The number Dunleavy kept coming back to was 47 — the combined points Tulane allowed Cincinnati from second-chance opportunities and turnovers.

"That's not a survivable number," Dunleavy said. "That's where we need to start."

Cincinnati won every statistical category, outrebounding Tulane 41-26.

"It starts on the defensive end and rebounding," Frazier said. "We also have to share the ball. We only had five assists last game, so that played a big part. We just have to play tougher."

Tulane's previous low for assists was 10.

Defensively, UCF can be categorized as Cincinnati-light. Despite losing 7-foot-6 center Tacko Fall in mid-January, the Knights still rank third in the AAC in field-goal-percentage defense (.397). They held injury-riddled SMU to 37 points on Feb. 17.

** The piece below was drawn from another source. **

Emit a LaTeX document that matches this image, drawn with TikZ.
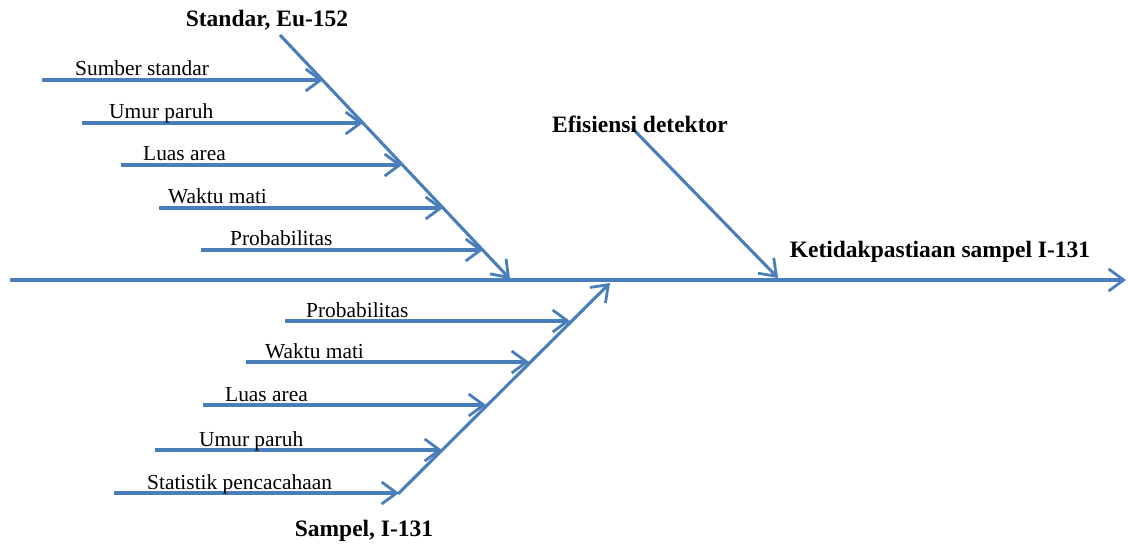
\documentclass[tikz,border=0pt]{standalone}
\usepackage{fontspec}
\setmainfont{Liberation Serif}
\usetikzlibrary{arrows.meta}
\definecolor{bone}{RGB}{74,126,187}
\begin{document}
\begin{tikzpicture}[x=1pt,y=-1pt,
  boneline/.style={draw=bone, line width=3.1pt, line cap=butt,
    -{Straight Barb[length=15pt,width=22pt,line width=2.8pt]}},
  riblabel/.style={anchor=base west, inner sep=0pt, font=\fontsize{21.4}{25}\selectfont},
  headlabel/.style={inner sep=0pt, font=\fontsize{23.5}{28}\selectfont\bfseries}]
\useasboundingbox (0,0) rectangle (1128,548);

% spine
\coordinate (sL) at (10,280);
\coordinate (sR) at (1126,280);
\draw[boneline] (sL) -- (sR);

% top bone
\coordinate (tS) at (280,35);
\coordinate (tE) at (510,279);
\draw[boneline] (tS) -- (tE);

% bottom bone
\coordinate (bS) at (398,494);
\coordinate (bE) at (610,283);
\draw[boneline] (bS) -- (bE);

% detector bone
\coordinate (eS) at (632,128);
\coordinate (eE) at (778,278);
\draw[boneline] (eS) -- (eE);

% heads
\node[headlabel] (hStd) at (267,20) {Standar, Eu-152};
\node[headlabel] (hSmp) at (364,531) {Sampel, I-131};
\node[headlabel] (hEff) at (640,124) {Efisiensi detektor};
\node[headlabel] (hRes) at (940,252) {Ketidakpastiaan sampel I-131};

% top ribs
\coordinate (t1s) at (42,80);  \coordinate (t1e) at (323,80);
\coordinate (t2s) at (82,123); \coordinate (t2e) at (363,123);
\coordinate (t3s) at (121,165);\coordinate (t3e) at (402,165);
\coordinate (t4s) at (159,208);\coordinate (t4e) at (443,208);
\coordinate (t5s) at (201,250);\coordinate (t5e) at (483,250);
\foreach \i in {1,...,5} {\draw[boneline] (t\i s) -- (t\i e);}
\node[riblabel] (lt1) at (75,76)  {Sumber standar};
\node[riblabel] (lt2) at (109,119) {Umur paruh};
\node[riblabel] (lt3) at (143,161) {Luas area};
\node[riblabel] (lt4) at (168,204) {Waktu mati};
\node[riblabel] (lt5) at (230,246) {Probabilitas};

% bottom ribs
\coordinate (b1s) at (285,321); \coordinate (b1e) at (570,321);
\coordinate (b2s) at (246,362); \coordinate (b2e) at (529,362);
\coordinate (b3s) at (203,405); \coordinate (b3e) at (486,405);
\coordinate (b4s) at (155,450); \coordinate (b4e) at (442,450);
\coordinate (b5s) at (114,493); \coordinate (b5e) at (399,493);
\foreach \i in {1,...,5} {\draw[boneline] (b\i s) -- (b\i e);}
\node[riblabel] (lb1) at (306,317) {Probabilitas};
\node[riblabel] (lb2) at (265,358) {Waktu mati};
\node[riblabel] (lb3) at (225,401) {Luas area};
\node[riblabel] (lb4) at (199,446) {Umur paruh};
\node[riblabel] (lb5) at (147,489) {Statistik pencacahaan};
\end{tikzpicture}
\end{document}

"They are going to grind you out," Dunleavy said. "You've got to be really focused and sharp and execute well. We have to take care of the basketball so that we're the team with a set defense all the time."

Seeding scenarios

Tulane likely will be the 10th seed in the AAC tourney, although one scenario would move the Wave to ninth.

If the Wave beats UCF and SMU loses at last-place South Florida, Tulane and SMU would have the same conference record (6-12). Tulane would get the edge based on having split with third-place Houston while the Cougars swept the Mustangs.

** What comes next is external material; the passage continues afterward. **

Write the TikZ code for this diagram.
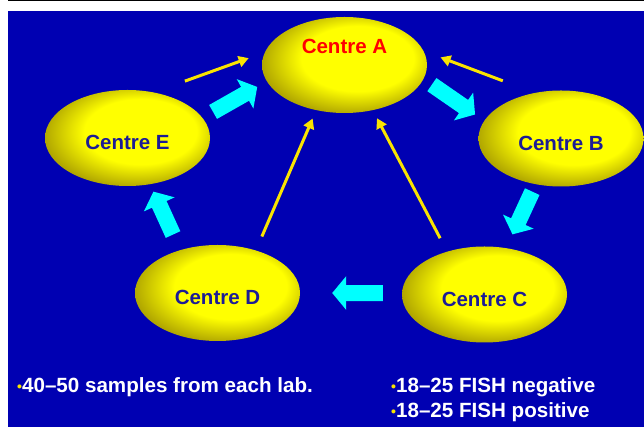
\documentclass[tikz,border=0pt]{standalone}
\usepackage{fontspec}
\setmainfont{Liberation Sans}
\usepackage{xcolor}
\definecolor{slide_blue}{RGB}{0,0,178}
\definecolor{dark_blue}{RGB}{28,28,150}
\definecolor{egg_yellow}{RGB}{255,255,0}
\definecolor{egg_edge}{RGB}{176,166,0}
\definecolor{flow_cyan}{RGB}{0,255,255}
\definecolor{line_yellow}{RGB}{250,228,0}
\usetikzlibrary{shapes.geometric,arrows.meta}
\pgfdeclareradialshading{eggshade}{\pgfpoint{6bp}{5bp}}{color(0bp)=(egg_yellow); color(17bp)=(egg_yellow); color(28bp)=(egg_edge); color(50bp)=(egg_edge)}
\tikzset{
  centre/.style={ellipse, shade, shading=eggshade, minimum width=165pt, minimum height=96pt,
    inner sep=0pt, text=dark_blue, font=\bfseries\fontsize{20.5}{24}\selectfont, text height=24pt},
  bigflow/.style={draw=flow_cyan, line width=16pt, -{Triangle[width=33pt,length=14pt]}},
  smallflow/.style={draw=line_yellow, line width=3pt, -{Triangle[width=11pt,length=10pt]}},
  note/.style={anchor=base west, text=white, inner sep=0pt, font=\bfseries\fontsize{20.6}{24}\selectfont}
}
\newcommand{\dotmark}{{\color{line_yellow}\fontsize{14}{14}\selectfont\raisebox{1.5pt}{•}}}

\begin{document}
\begin{tikzpicture}[x=1pt, y=1pt]
\useasboundingbox (0, 0) rectangle (644, 427);
\fill[white] (0, 0) rectangle (644, 427);
\fill[slide_blue] (8, 0) rectangle (644, 416);
\draw[black, line width=1.2pt] (8, 427) -- (644, 427);

% the five centres
\node[centre, text=red, text height=14pt, text depth=36pt] (A) at (344.5, 362) {Centre A};
\node[centre] (B) at (561, 288.5) {Centre B};
\node[centre] (C) at (484.5, 132.5) {Centre C};
\node[centre] (D) at (217.5, 134) {Centre D};
\node[centre] (E) at (127.5, 289) {Centre E};

% samples go round the ring
\draw[bigflow, shorten <=12pt, shorten >=11pt] (E.15) -- (A.192);
\draw[bigflow, shorten <=10pt, shorten >=11pt] (A.350) -- (B.167);
\draw[bigflow, shorten <=8pt, shorten >=15pt] (B.241) -- (C.65);
\draw[bigflow, shorten <=19pt, shorten >=32pt] (C.179) -- (D.0);
\draw[bigflow, shorten <=17pt, shorten >=8pt] (D.131) -- (E.296);

% results back to centre A
\draw[smallflow, shorten <=33pt, shorten >=17pt] (E.60) -- (A.171);
\draw[smallflow, shorten <=34pt, shorten >=18pt] (B.120) -- (A.10);
\draw[smallflow, shorten <=15pt, shorten >=9pt] (D.48) -- (A.238);
\draw[smallflow, shorten <=15pt, shorten >=9pt] (C.131) -- (A.302);

\node[note] (samples) at (17, 34) {\dotmark40–50 samples from each lab.};
\node[note] (negative) at (391, 34) {\dotmark18–25 FISH negative};
\node[note] (positive) at (391, 9) {\dotmark18–25 FISH positive};
\end{tikzpicture}
\end{document}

The Wave has three possible opening-round opponents — UCF, Temple and Connecticut. Tulane split with Temple, with each team winning on the road, lost at home in its only meeting with Connecticut and is playing UCF for the first time on Sunday.

2017 redux?

Last year, Tulane beat Tulsa in its regular-season ender before facing the Golden Hurricane again four days later in the first round of the AAC tournament.

It could happen with UCF, too, but the Wave would not want a repeat of the 2017 results. After beating Tulsa 81-69 in New Orleans, Tulane lost 66-60 in the tournament rematch.